▶ Provided data
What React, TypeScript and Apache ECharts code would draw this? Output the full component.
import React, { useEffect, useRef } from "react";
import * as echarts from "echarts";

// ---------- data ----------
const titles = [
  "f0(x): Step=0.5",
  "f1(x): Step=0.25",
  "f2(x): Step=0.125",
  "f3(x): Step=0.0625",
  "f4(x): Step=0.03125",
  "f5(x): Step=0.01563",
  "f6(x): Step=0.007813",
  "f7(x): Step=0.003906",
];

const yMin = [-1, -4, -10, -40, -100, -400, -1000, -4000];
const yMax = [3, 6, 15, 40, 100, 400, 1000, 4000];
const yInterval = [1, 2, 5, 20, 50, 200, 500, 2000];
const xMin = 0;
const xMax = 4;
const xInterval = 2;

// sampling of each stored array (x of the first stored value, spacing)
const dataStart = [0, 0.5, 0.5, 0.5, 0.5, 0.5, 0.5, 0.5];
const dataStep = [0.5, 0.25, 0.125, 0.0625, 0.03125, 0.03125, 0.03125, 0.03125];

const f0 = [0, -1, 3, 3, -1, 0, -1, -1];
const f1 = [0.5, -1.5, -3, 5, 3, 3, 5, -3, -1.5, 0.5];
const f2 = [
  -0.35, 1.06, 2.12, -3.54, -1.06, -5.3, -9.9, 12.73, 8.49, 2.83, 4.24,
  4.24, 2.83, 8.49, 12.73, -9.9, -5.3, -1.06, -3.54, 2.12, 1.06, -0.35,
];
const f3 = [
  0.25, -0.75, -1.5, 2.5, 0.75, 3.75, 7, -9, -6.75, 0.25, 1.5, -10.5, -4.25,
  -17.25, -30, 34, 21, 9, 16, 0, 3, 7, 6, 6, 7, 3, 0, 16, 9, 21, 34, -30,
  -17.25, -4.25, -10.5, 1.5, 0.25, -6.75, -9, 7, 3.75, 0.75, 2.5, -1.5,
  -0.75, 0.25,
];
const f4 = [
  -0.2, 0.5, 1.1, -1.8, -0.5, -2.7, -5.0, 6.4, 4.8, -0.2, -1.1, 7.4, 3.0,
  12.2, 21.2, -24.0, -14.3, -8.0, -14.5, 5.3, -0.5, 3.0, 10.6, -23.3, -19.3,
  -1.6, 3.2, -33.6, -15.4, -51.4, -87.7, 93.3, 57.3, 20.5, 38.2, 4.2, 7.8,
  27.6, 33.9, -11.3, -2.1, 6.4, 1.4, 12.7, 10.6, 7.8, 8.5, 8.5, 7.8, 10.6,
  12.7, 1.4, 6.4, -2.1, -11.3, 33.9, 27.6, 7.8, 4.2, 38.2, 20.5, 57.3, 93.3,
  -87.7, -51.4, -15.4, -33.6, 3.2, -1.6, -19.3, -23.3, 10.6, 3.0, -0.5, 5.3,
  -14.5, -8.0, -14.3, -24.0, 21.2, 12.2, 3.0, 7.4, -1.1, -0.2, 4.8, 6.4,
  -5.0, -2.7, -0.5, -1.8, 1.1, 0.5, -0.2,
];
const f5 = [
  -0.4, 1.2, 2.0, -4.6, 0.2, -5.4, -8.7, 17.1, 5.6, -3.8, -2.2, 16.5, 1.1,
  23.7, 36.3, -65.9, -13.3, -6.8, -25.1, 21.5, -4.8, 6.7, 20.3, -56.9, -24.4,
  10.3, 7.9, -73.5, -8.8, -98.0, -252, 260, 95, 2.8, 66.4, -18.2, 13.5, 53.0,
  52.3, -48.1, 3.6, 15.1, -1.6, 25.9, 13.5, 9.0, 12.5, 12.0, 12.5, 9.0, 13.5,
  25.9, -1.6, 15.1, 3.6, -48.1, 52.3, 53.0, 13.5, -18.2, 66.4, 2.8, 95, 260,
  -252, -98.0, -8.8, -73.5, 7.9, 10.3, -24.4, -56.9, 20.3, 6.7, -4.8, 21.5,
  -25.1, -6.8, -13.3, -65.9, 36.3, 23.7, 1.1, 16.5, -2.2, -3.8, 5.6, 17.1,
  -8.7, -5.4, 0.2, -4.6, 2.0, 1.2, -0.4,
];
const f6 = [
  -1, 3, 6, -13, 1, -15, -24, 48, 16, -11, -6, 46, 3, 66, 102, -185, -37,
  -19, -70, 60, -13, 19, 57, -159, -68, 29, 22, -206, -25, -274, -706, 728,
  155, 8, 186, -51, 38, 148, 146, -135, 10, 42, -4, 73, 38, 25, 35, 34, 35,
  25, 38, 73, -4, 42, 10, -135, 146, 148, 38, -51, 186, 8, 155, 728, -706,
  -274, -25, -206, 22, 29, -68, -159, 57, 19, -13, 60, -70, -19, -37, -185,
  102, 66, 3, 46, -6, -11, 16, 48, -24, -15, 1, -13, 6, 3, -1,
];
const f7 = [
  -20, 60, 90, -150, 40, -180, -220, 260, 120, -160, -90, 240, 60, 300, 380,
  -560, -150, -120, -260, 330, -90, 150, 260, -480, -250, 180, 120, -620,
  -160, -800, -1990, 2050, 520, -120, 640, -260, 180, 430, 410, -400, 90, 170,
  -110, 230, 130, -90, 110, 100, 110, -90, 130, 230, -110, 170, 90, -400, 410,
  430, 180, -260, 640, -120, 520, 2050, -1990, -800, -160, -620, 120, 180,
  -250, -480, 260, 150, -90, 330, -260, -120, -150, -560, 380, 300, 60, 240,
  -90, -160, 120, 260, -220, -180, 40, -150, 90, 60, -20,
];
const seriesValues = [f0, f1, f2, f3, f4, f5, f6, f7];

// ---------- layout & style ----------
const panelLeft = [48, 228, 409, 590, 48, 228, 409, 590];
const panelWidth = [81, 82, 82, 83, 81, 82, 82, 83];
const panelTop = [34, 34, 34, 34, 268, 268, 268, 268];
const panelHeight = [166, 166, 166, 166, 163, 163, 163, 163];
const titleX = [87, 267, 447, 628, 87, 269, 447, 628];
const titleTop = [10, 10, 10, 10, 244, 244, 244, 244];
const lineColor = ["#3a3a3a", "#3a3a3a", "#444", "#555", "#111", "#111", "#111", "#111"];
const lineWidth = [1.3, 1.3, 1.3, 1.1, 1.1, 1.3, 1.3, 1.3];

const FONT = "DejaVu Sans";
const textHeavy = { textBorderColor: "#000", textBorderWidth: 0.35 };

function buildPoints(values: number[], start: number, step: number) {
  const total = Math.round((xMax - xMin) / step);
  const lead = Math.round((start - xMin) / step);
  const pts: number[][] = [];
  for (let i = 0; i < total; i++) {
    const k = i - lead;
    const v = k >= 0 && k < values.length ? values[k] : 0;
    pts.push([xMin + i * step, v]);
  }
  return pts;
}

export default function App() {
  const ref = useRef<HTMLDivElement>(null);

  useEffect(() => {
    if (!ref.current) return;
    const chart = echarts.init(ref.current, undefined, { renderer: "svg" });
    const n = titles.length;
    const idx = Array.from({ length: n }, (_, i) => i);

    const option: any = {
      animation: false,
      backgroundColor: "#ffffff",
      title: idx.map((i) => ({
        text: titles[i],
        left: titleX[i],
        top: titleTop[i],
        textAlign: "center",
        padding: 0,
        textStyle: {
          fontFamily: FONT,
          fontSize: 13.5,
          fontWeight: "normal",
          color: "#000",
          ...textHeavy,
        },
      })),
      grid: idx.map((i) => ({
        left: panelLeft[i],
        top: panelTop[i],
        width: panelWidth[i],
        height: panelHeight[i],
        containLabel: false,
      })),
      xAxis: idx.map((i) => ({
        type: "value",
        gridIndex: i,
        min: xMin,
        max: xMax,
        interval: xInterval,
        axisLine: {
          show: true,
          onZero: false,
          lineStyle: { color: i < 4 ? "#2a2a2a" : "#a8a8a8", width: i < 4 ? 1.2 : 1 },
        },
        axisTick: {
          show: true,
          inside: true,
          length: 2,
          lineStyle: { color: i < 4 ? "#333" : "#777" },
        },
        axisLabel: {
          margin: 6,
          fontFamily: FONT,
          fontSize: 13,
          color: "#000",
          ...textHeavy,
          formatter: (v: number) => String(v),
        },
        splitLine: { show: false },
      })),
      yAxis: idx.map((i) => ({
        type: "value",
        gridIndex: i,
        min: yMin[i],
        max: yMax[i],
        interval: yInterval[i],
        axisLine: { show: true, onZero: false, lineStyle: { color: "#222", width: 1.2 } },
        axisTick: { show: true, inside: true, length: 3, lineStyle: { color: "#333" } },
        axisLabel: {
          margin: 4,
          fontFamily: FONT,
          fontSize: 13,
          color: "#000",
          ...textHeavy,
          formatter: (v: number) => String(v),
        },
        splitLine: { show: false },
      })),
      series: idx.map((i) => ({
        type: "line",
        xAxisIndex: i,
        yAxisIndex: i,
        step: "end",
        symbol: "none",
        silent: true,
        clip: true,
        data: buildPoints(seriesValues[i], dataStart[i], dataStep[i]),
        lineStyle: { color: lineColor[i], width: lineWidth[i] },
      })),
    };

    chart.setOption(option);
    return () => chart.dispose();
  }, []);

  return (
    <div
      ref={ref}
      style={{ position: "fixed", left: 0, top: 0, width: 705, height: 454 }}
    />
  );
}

▶ Exercise directions
The required output is the exact run of lines from the beginning of the listing above to the line that contains "0.03125, 0.03125, 0.03125];", inclusive of both.

▶ Exercise answer
What React, TypeScript and Apache ECharts code would draw this? Output the full component.
import React, { useEffect, useRef } from "react";
import * as echarts from "echarts";

// ---------- data ----------
const titles = [
  "f0(x): Step=0.5",
  "f1(x): Step=0.25",
  "f2(x): Step=0.125",
  "f3(x): Step=0.0625",
  "f4(x): Step=0.03125",
  "f5(x): Step=0.01563",
  "f6(x): Step=0.007813",
  "f7(x): Step=0.003906",
];

const yMin = [-1, -4, -10, -40, -100, -400, -1000, -4000];
const yMax = [3, 6, 15, 40, 100, 400, 1000, 4000];
const yInterval = [1, 2, 5, 20, 50, 200, 500, 2000];
const xMin = 0;
const xMax = 4;
const xInterval = 2;

// sampling of each stored array (x of the first stored value, spacing)
const dataStart = [0, 0.5, 0.5, 0.5, 0.5, 0.5, 0.5, 0.5];
const dataStep = [0.5, 0.25, 0.125, 0.0625, 0.03125, 0.03125, 0.03125, 0.03125];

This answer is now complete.